I'm reading in the salon, a reprieve from a long day at work as I ready my nails for the trip. I'm seated opposite a lady with two butterfly clips in her lathered hair, getting a pedicure at the same time as me. I'm reflecting on the state of my health as I sip my sixth hot beverage of the day, yet another strong tea (only because I have nowhere to lose the tea bag). I must say the sickness has gotten marginally better. But back to the book.
Reading Vitale’s story, about the process behind wildly wild and wildly successful shows (Parts Unknown, No Reservations to name a few), has me itching to construct my own narrative, starting with this blog. But first, I have to actually start the editing process. This proves a little more difficult.
I can't say I'm much of an editor (I've mentioned before in a previous blogpost what a horrible knack I have for re-looking at my own content). But in reading this book I am growing to appreciate the art and see how I can apply it to my own work. How can I be both the editor and the creative director?

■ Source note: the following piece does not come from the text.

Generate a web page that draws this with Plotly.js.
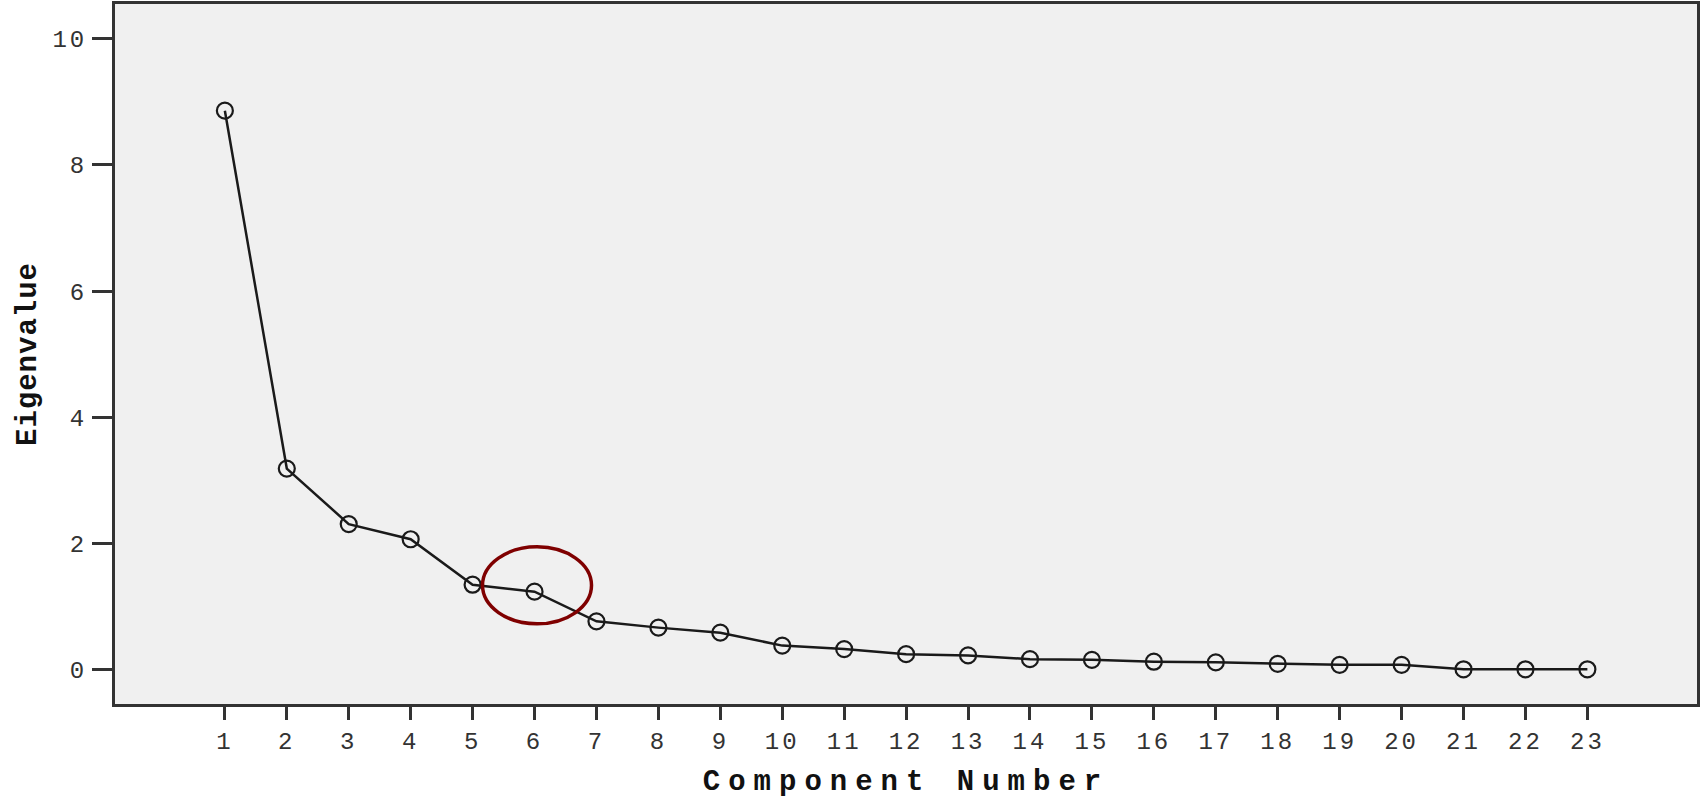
<!DOCTYPE html>
<html>
<head>
<meta charset="utf-8">
<script src="https://cdn.plot.ly/plotly-3.0.1.min.js"></script>
<style>
  html, body { margin: 0; padding: 0; background: #ffffff; }
  #chart { width: 1704px; height: 799px; }
  .xtick text, .ytick text { letter-spacing: 3px; }
  .g-xtitle text { letter-spacing: 8px; }
  .g-ytitle text { letter-spacing: 1px; }
</style>
</head>
<body>
<div id="chart"></div>
<script>
const componentNumber = [1, 2, 3, 4, 5, 6, 7, 8, 9, 10, 11, 12, 13, 14, 15, 16, 17, 18, 19, 20, 21, 22, 23];
const eigenvalue = [8.86, 3.19, 2.31, 2.07, 1.35, 1.24, 0.77, 0.67, 0.59, 0.385, 0.33, 0.25, 0.23, 0.17, 0.16, 0.13, 0.12, 0.095, 0.08, 0.08, 0.01, 0.01, 0.01];
const yTickValues = [0, 2, 4, 6, 8, 10];
const xTickLabels = componentNumber.map(String);
const highlightedComponent = 6;
const highlightedEigenvalue = 1.34;

const trace = {
  x: componentNumber,
  y: eigenvalue,
  type: 'scatter',
  mode: 'lines+markers',
  line: { color: '#1a1a1a', width: 2.5 },
  marker: { symbol: 'circle-open', size: 16, color: '#1a1a1a', line: { width: 2.2, color: '#1a1a1a' } },
  hoverinfo: 'x+y',
  showlegend: false
};

const tickFont = { family: 'Liberation Mono, DejaVu Sans Mono, monospace', size: 24, color: '#333333' };
const titleFont = { family: 'Liberation Mono, DejaVu Sans Mono, monospace', size: 29, color: '#111111', weight: 'bold' };

const layout = {
  width: 1704,
  height: 799,
  paper_bgcolor: '#ffffff',
  plot_bgcolor: '#f0f0f0',
  margin: { l: 115, r: 7, t: 4, b: 95 },
  showlegend: false,
  xaxis: {
    range: [-0.774, 24.77],
    tickmode: 'array',
    tickvals: componentNumber,
    ticktext: xTickLabels,
    ticks: 'outside',
    ticklen: 13,
    tickwidth: 3,
    tickcolor: '#333333',
    showgrid: false,
    zeroline: false,
    showline: true,
    linewidth: 3,
    linecolor: '#333333',
    mirror: true,
    tickfont: tickFont,
    automargin: false,
    title: { text: 'Component Number', font: titleFont, standoff: 18 }
  },
  yaxis: {
    range: [-0.54, 10.55],
    tickmode: 'array',
    tickvals: yTickValues,
    ticktext: yTickValues.map(String),
    ticks: 'outside',
    ticklen: 20,
    tickwidth: 3,
    tickcolor: '#333333',
    showgrid: false,
    zeroline: false,
    showline: true,
    linewidth: 3,
    linecolor: '#333333',
    mirror: true,
    tickfont: tickFont,
    automargin: false,
    title: { text: 'Eigenvalue', font: titleFont, standoff: 8 }
  },
  shapes: [{
    type: 'circle',
    xref: 'x', yref: 'y',
    x0: highlightedComponent - 0.84, x1: highlightedComponent + 0.92,
    y0: highlightedEigenvalue - 0.61, y1: highlightedEigenvalue + 0.61,
    line: { color: '#7f0000', width: 3.5 },
    fillcolor: 'rgba(0,0,0,0)'
  }]
};

Plotly.newPlot('chart', [trace], layout, { displayModeBar: false, staticPlot: true });
</script>
</body>
</html>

In order to create content that feels right, that still retains the feeling and spark of the moment, I know I will have to write as I go. When I try to think of the words after the moment, the ideas float in mid air as I attempt to catch them, darting away like fish in a pond.
This means I must write, draw and record everything as I live it. It's a task that feels both monumentally large, yet utterly sacred, an honest and raw representation of the present moment. Despite the weight of it, I know that it's something I will appreciate looking back on later (me editing this after the trip definitely appreciates it!).
Fast forward to 1AM. T and I are in a friends car, speeding towards the bus station. He's dropping us off for the bus that will take us from Dubai to Abu Dhabi.
As I ride in the back, I try and get some shuteye in the car. But the moment I close my eyes, I find myself unknowingly grinding my teeth. Last minute to-dos barrage their way through my mind in an attempt to spur my ever increasing anxiety. Did I forget to pack anything? Did I send all the emails I needed to? Did I turn off the AC? My lack of travel experience manifests evidently, anxiety-inducingly and rather annoyingly, as my husband jokes with his friend up front.
I wonder, for a fleeting moment, wouldn't it just be better to stay at home? Avoid all this hassle of packing, of worrying I'd forget my charger or a spare set of clothes? Wouldn't life be more…chill?
But we're nearing the bus station now and I know it's too late (not to mention T wouldn't ever dream of going back). I tell my anxiety it's fruitless to think like this. There is no turning back now. I have to keep telling myself that I'll be back after a week, I'm not leaving forever. The house will not burn down, the gas is not switched on, ACs are off, doors are locked.
A week. Just a week. Enjoy the journey.
And before I know it, it's 1.30AM, we're waving goodbye, and boarding the bus. Bearing in mind our flight is at 6AM - my eyes droop, a long way to go yet.
The rest of the travel goes by in a hazy blur, a series of spontaenous scenes: a blackout for the one hour duration of the bus journey. Navigating suitcases through the throng of the Terminal 1 airport. Bags and bags and bags everywhere. Three little sisters in three different sizes, all in matching shirts of lemon yellow with black flared trousers, their oversized backpacks threatening to topple them over.
As the early morning drags onwards and we board the flight. It's a relief to sit in the seat as I'm stumbling further into a disintegrated state of sleep deprived disorientation, remedied a little by the three hour flight. Anything over two hours is too much, I think in my inebriated state.
But as I have found these days (particularly as I edit this now that I'm back), time moves all too fast and suddenly, window blinds are pulled open and the first glimpse we get of Samarkand is endless streaming sunlight over dusky brown desert. Goodbye Dubai, hello holiday.